Whoever said studying mathematics has no practical application, doesn’t know UCF math Professor Alexander Katsevich.
Katsevich has liked math since an early age, and in 2001 he developed a breakthrough algorithm, which efficiently and accurately processes the data collected from high-speed computed tomography scanners and translates them into clear 3-D images.
The “Katsevich Algorithm” is the fundamental technology behind multiple patents issued to the University of Central Florida. The technology has been licensed to numerous international manufacturers of CT scanning equipment and is being commercialized by Katsevich’s startup iTomography Corp., under an exclusive license from UCF. Some of the most recent licensees include Siemens, Bruker, FEI (a division of Thermo Fisher Scientific), and Microtec.
“The ability to scan faster and with high image quality (artifact-free) has become an almost ubiquitous need in the world today,” Katsevich said.
Companies use his 3-D CT image reconstruction technology for a variety of applications including:
- aiding in medical diagnosis and treatment for people,
- determining quality of trees to establish the optimal cutting pattern that minimizes waste,
- scanning rock cores to assess how much hydrocarbon reserves an oil/gas field may contain and how to best extract it,
- imaging of industrial parts to detect defects.
This success and recognition has allowed iTomography to expand collaborations in the medical area, such as with Toshiba Medical Research Institute USA (now, part of Canon) and the National Institutes of Health, as well as establish new collaborations to develop advanced CT technologies. For example, the iTomography team is addressing difficult CT image reconstruction challenges in the areas, such as radiotherapy (to improve the delivery of radiation–based cancer treatment) and security (scanning of luggage at airports and other locations).
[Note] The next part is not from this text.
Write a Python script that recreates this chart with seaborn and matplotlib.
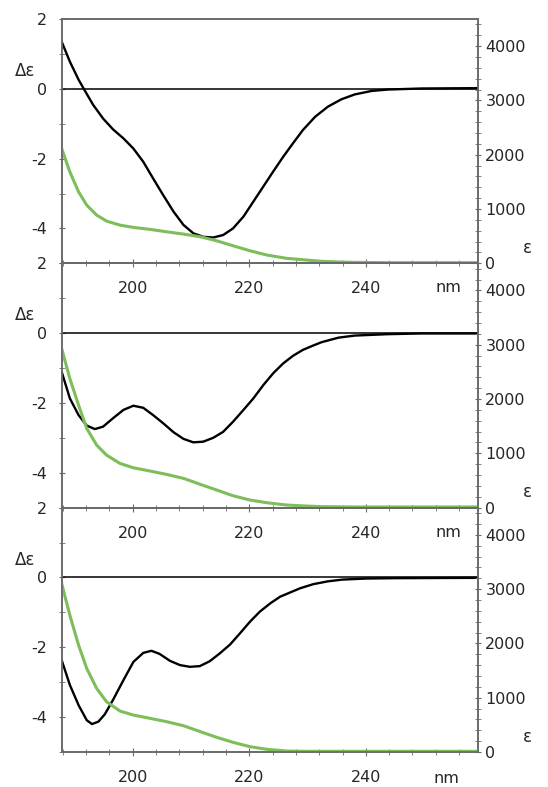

Katsevich is involved in these projects and leads the technical development.
He and Igor Frenkel, vice president of business development and operations for iTomography, said that as the demand for CT scanning on both smaller and much larger scales continues to increase, more business and innovative development opportunities will arise.
The discovery almost never have happened. As a student at the Moscow Institute of Oil and Gas in the mid-1980s, Katsevich was set to begin a career in oil exploration, specifically using electromagnetic imaging methods to determine if the subsurface holds oil reserves.
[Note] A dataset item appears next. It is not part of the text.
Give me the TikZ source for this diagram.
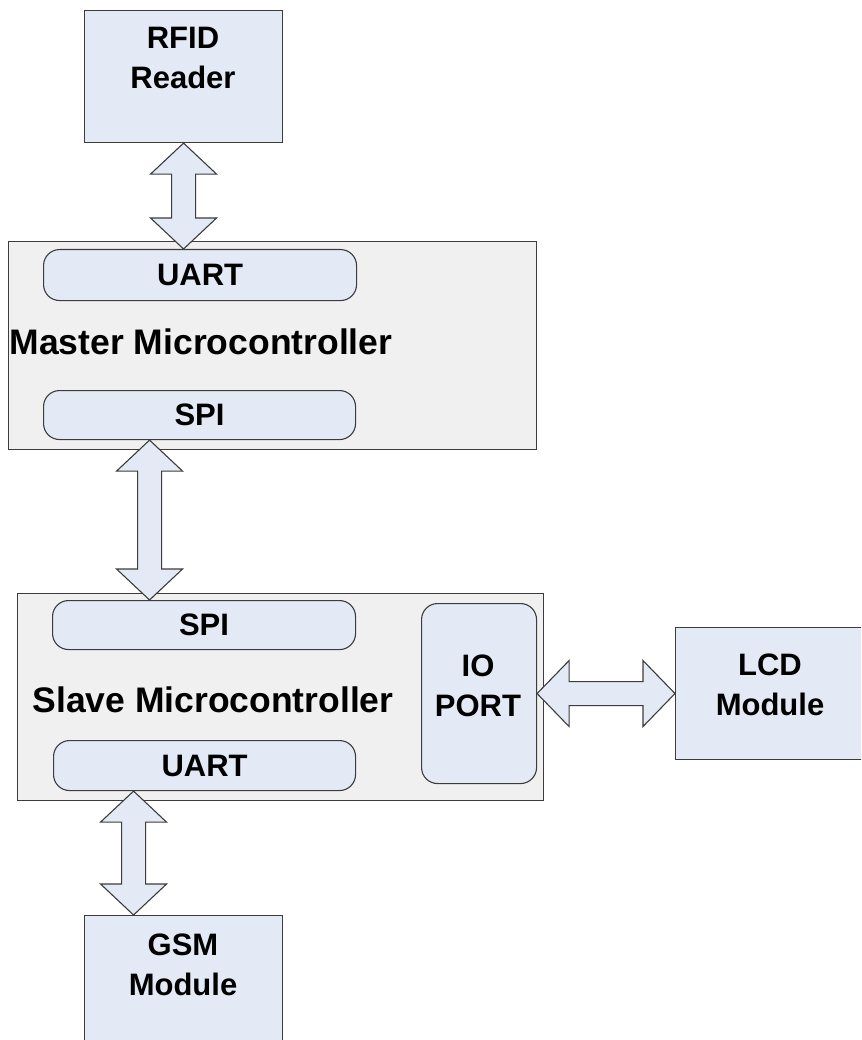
\documentclass[tikz,border=0pt]{standalone}
\usepackage{fontspec}
\setmainfont{Liberation Sans}
\usetikzlibrary{calc}

\definecolor{boxblue}{RGB}{228,234,245}
\definecolor{panelgray}{RGB}{240,240,240}
\definecolor{edge}{RGB}{60,60,60}

\tikzset{
  unit/.style={draw=edge, fill=boxblue, line width=1.1pt, anchor=north west, inner sep=0pt},
  panel/.style={draw=edge, fill=panelgray, line width=1.1pt, anchor=north west, inner sep=0pt},
  port/.style={unit, rounded corners=16pt, font=\fontsize{31}{40}\selectfont\bfseries},
  lbl/.style={inner sep=0pt, align=center, font=\fontsize{31}{40}\selectfont\bfseries},
  biglbl/.style={inner sep=0pt, font=\fontsize{35.5}{40}\selectfont\bfseries},
  barrow/.style={draw=edge, fill=boxblue, line width=1.1pt, line join=miter},
}

% vertical two-headed block arrow: x and top tip from #1, bottom tip from #2
\newcommand{\vbiarrow}[2]{%
  \draw[barrow] let \p1=#1, \p2=#2 in
    (\x1,\y1) -- (\x1+33pt,\y1-31pt) -- (\x1+12pt,\y1-31pt)
    -- (\x1+12pt,\y2+31pt) -- (\x1+33pt,\y2+31pt) -- (\x1,\y2)
    -- (\x1-33pt,\y2+31pt) -- (\x1-12pt,\y2+31pt)
    -- (\x1-12pt,\y1-31pt) -- (\x1-33pt,\y1-31pt) -- cycle;}
% horizontal two-headed block arrow: y and left tip from #1, right tip from #2
\newcommand{\hbiarrow}[2]{%
  \draw[barrow] let \p1=#1, \p2=#2 in
    (\x1,\y1) -- (\x1+32pt,\y1+33pt) -- (\x1+32pt,\y1+12pt)
    -- (\x2-32pt,\y1+12pt) -- (\x2-32pt,\y1+33pt) -- (\x2,\y1)
    -- (\x2-32pt,\y1-33pt) -- (\x2-32pt,\y1-12pt)
    -- (\x1+32pt,\y1-12pt) -- (\x1+32pt,\y1-33pt) -- cycle;}

\begin{document}
\begin{tikzpicture}[x=1pt, y=-1pt]
  \clip (0,0) rectangle (861,1040);
  \fill[white] (0,0) rectangle (861,1040);

  % RFID reader
  \node[unit, minimum width=198pt, minimum height=132pt] (rfid) at (84,10) {};
  \node[lbl] (rfidtxt) at (183,57.5) {RFID\\Reader};

  % master controller with its UART and SPI ports
  \node[panel, minimum width=528pt, minimum height=208pt] (master) at (8,241) {};
  \node[port, minimum width=313pt, minimum height=51pt] (muart) at (43,249) {UART};
  \node[biglbl] (mastertxt) at (201,342) {Master Microcontroller};
  \node[port, minimum width=312pt, minimum height=49pt] (mspi) at (43,390) {SPI};

  % slave controller with SPI, UART and IO port
  \node[panel, minimum width=526pt, minimum height=207pt] (slave) at (17,593) {};
  \node[port, minimum width=303pt, minimum height=49pt] (sspi) at (52,600) {SPI};
  \node[biglbl] (slavetxt) at (213,700) {Slave Microcontroller};
  \node[port, minimum width=302pt, minimum height=50pt] (suart) at (53,740) {};
  \node[lbl] (suarttxt) at (suart.center) {UART};
  \node[unit, rounded corners=16pt, minimum width=115pt, minimum height=180pt] (io) at (421,603) {};
  \node[lbl] (iotxt) at (478,685.5) {IO\\PORT};

  % LCD module (runs past the right edge)
  \node[unit, minimum width=230pt, minimum height=132pt] (lcd) at (675,627) {};
  \node[lbl] (lcdtxt) at (770,685) {LCD\\Module};

  % GSM module (runs past the bottom edge)
  \node[unit, minimum width=198pt, minimum height=140pt] (gsm) at (84,915) {};
  \node[lbl] (gsmtxt) at (183,965) {GSM\\Module};

  % links
  \vbiarrow{(rfid.south)}{(muart.north)}
  \vbiarrow{([xshift=-50pt]mspi.south)}{(sspi.north)}
  \vbiarrow{([xshift=-71pt]suart.south)}{(gsm.north)}
  \hbiarrow{(io.east)}{(lcd.west)}
\end{tikzpicture}
\end{document}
Michael Frenkel, his advisor at the time (with whom he would later co-found iTomography in 2011), suggested he switch his research focus to medical imaging, which offered more stability for scientific development and was a way to use Katsevich’s mathematical talents to benefit healthcare worldwide. When Katsevich arrived in the United States to earn his Ph.D. at Kansas State University, he pursued X-ray tomography, which at the time was mostly used in medical fields.
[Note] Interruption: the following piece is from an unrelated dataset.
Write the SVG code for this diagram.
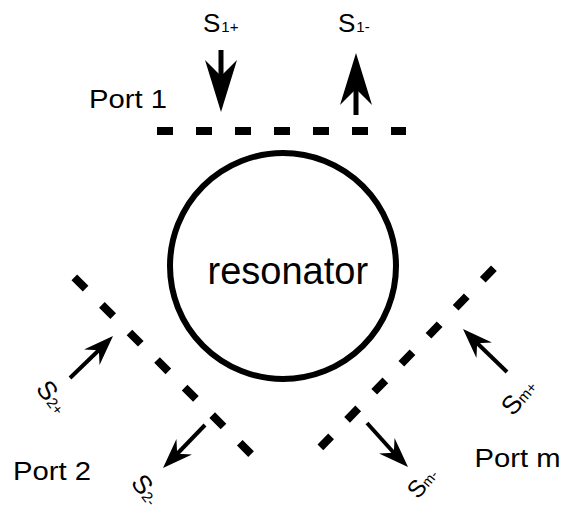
<svg xmlns="http://www.w3.org/2000/svg" width="566" height="508" viewBox="0 0 566 508">
<style>
  .lbl { font-family: "Liberation Sans", Arial, sans-serif; fill: #000; }
  .port { stroke: #000; stroke-width: 8; stroke-dasharray: 16 23; fill: none; }
  .shaftB { stroke: #000; stroke-width: 5; fill: none; }
  .shaftS { stroke: #000; stroke-width: 4; fill: none; }
  .head { fill: #000; stroke: none; }
</style>
<defs>
  <path id="hb" d="M0,0 L-52,-16 L-36,0 L-52,16 Z"/>
  <path id="hs" d="M0,0 L-30,-11 L-20,0 L-30,11 Z"/>
</defs>
<rect width="566" height="508" fill="#fff"/>
<g id="resonator">
  <circle cx="283" cy="266" r="113" fill="none" stroke="#000" stroke-width="6"/>
  <text class="lbl" x="207.5" y="284" font-size="38">resonator</text>
</g>
<g id="port1">
  <line class="port" x1="157" y1="131" x2="406" y2="131"/>
  <text class="lbl" x="89" y="108" font-size="25" textLength="78" lengthAdjust="spacingAndGlyphs">Port 1</text>
</g>
<g id="port2">
  <line class="port" x1="74.3" y1="277.3" x2="251.3" y2="454.3"/>
  <text class="lbl" x="13" y="480" font-size="25" textLength="78" lengthAdjust="spacingAndGlyphs">Port 2</text>
</g>
<g id="portm">
  <line class="port" x1="493.9" y1="268.3" x2="320.4" y2="447.4"/>
  <text class="lbl" x="474.5" y="467" font-size="25" textLength="86" lengthAdjust="spacingAndGlyphs">Port m</text>
</g>
<g id="connectors">
  <g id="s1plus">
    <line class="shaftB" x1="221" y1="50" x2="221" y2="80"/>
    <use href="#hb" class="head" transform="translate(221,112) rotate(90)"/>
    <text class="lbl" x="203" y="32" font-size="26">S<tspan font-size="15" dx="1">1+</tspan></text>
  </g>
  <g id="s1minus">
    <line class="shaftB" x1="356" y1="115" x2="356" y2="85"/>
    <use href="#hb" class="head" transform="translate(356,53) rotate(-90)"/>
    <text class="lbl" x="338" y="32" font-size="26">S<tspan font-size="15" dx="1">1-</tspan></text>
  </g>
  <g id="s2plus">
    <line class="shaftS" x1="70" y1="378" x2="99" y2="350"/>
    <use href="#hs" class="head" transform="translate(113,336) rotate(-45)"/>
    <text class="lbl" transform="translate(35,389) rotate(52)" font-size="26">S<tspan font-size="15">2+</tspan></text>
  </g>
  <g id="s2minus">
    <line class="shaftS" x1="205" y1="425" x2="177" y2="454"/>
    <use href="#hs" class="head" transform="translate(163,468) rotate(135)"/>
    <text class="lbl" transform="translate(130,483) rotate(52)" font-size="26">S<tspan font-size="15">2-</tspan></text>
  </g>
  <g id="smplus">
    <line class="shaftS" x1="507" y1="372" x2="477" y2="343"/>
    <use href="#hs" class="head" transform="translate(463,329) rotate(-135)"/>
    <text class="lbl" transform="translate(513,417) rotate(-50)" font-size="26">S<tspan font-size="15">m+</tspan></text>
  </g>
  <g id="smminus">
    <line class="shaftS" x1="367" y1="423" x2="394" y2="453"/>
    <use href="#hs" class="head" transform="translate(408,467) rotate(45)"/>
    <text class="lbl" transform="translate(418,500) rotate(-50)" font-size="24">S<tspan font-size="14">m-</tspan></text>
  </g>
</g>
</svg>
After graduating and working as a post-doc at Los Alamos National Lab, Katsevich joined UCF’s mathematics department. He continued his research with a focus on developing novel image reconstruction algorithms for computed tomography. As opposed to conventional radiography which produces the image directly (such as in chest X-rays), CT uses a mathematical algorithm to reconstruct a three-dimensional image of the object’s interior from scan data.
Since his breakthrough in 2001, various organizations have recognized his work. For example, in October 2016, the King of Sweden presented Katsevich and his collaborator Microtec CEO Federico Giudiceandrea one of the country’s most prestigious awards – the Marcus Wallenberg Prize.
The award was for developing a new ultrafast wood log CT scanner. The new tool has the potential to revolutionize the lumber industry by giving loggers the ability to “see” signs of disease or rot before cutting, enabling more efficient use of each tree and minimizing waste. “The groundbreaking research and innovative implementation have opened new horizons, facilitating further optimization of the sawing process,” says Marcus Wallenberg, chairman of the board of the awarding organization.
Katsevich said his philosophy is simple. What you are developing in academia should solve specific problems or needs in the real world and that means that industry should be able to adopt their use quickly.
Math is a good avenue to make that happen.
“The conventional stereotype that ‘mathematics has almost no practical application’ is very far from the truth,” he said.
Just take a look at his life’s work and the impact it is having today.